I read Mad my whole life as a kid. From the newspaper version all the way until it started getting glossy. I had a huge collection of tattered copies I got rid of when I moved from Boston and I’m rather annoyed I did. I think I gave them to Sean but he may have launched them. It certainly shaped my bizarre sense of humor growing up. There were other influences, of course, but Mad kept it clean while also keeping it intelligent and highly adult. They spoofed everything related to pop culture and the artists were top notch–Don Martin, Mort Drucker, Sergio Aragones, Duck Edwig, many others who produced so many classics in there. Spy Vs. Spy, The Lighter Side, Scenes We’d Like to See, and of course, Snappy Answers to Stupid Questions.
So, let’s go.
“What’s your favorite drink to make?”
“I’ve got this great new one called ‘Annoying Questions Idiots Ask’ would you like to try?”
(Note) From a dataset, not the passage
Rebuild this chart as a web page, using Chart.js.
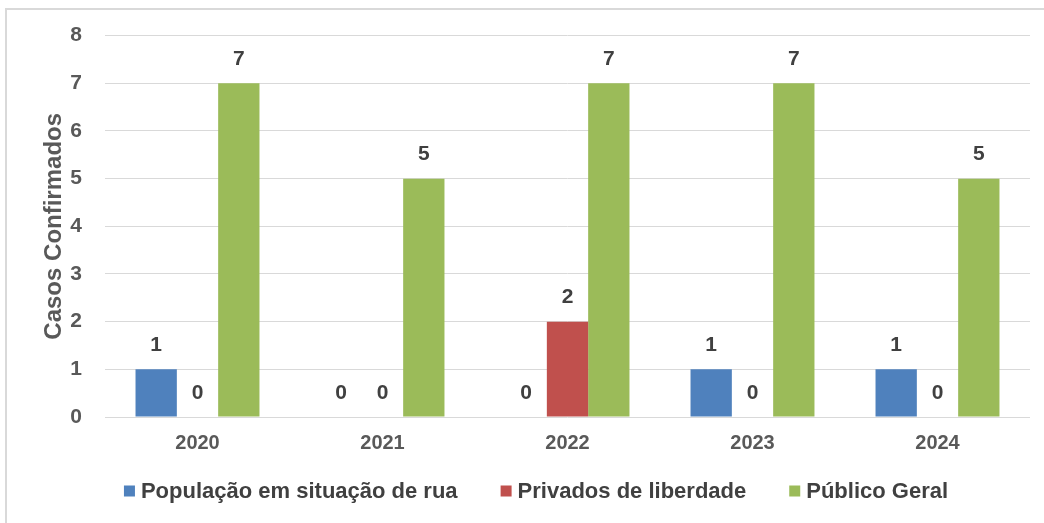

“A combination of none and nothing.”
“One does not make a drink. The drink exists already. I merely place the ingredients back in their respective order.”
“How long has the restaurant been here?”
“How the hell am I supposed to know?”
“I’m a bartender, Jim, not a Santa Monica historian.”
“I’m not sure, do me a favor and go check the bum urine soaked cornerstone outside.
“How long have you worked here?”
“Don’t ask, I’m about to keel over.”
“27 hours, I forgot to punch out last night.”
“I don’t actually work here, I snuck in and no one noticed.”
“What brought you to Los Angeles?”
“A car.”
“I think it was a combination of the smog, homeless, and insanely high cost of living.”
“I’m in Los Angeles? Holy shit, I gotta go!”
“Is the chicken good?”
“Yes, it was raised in a household with a father and mother who were both emotionally intelligent.”
“No, it’s chaotic neutral evil.”
“It was before its head was chopped off and it was cooked and put on a plate for your enjoyment.”
“Can I have a bar napkin?”
“Yes, but only if you put your gum in it and leave it on the bar instead of going to the bathroom and putting your gum in the trash like a considerate person.”
“Of course, but did you know every time you use one a tree screams?”
“Here, take the whole stack.”
“What’s that?”
“It’s a drink, what else would it be, numbnuts?”
“I call it, ‘Something I Need to Make You More Tolerable but Can’t Have Right at This Moment.’”
“I’ll give you one guess, but if you’re wrong I get to chop your pinky off with this incredibly dull bar knife.”
“Are my drinks coming up soon?”
“Yes, but definitely keep walking over and looking at the ticket, that’ll help me.”
“I’m not sure how much your guests have been drinking.”
“I think they qualify for a promotion next month.”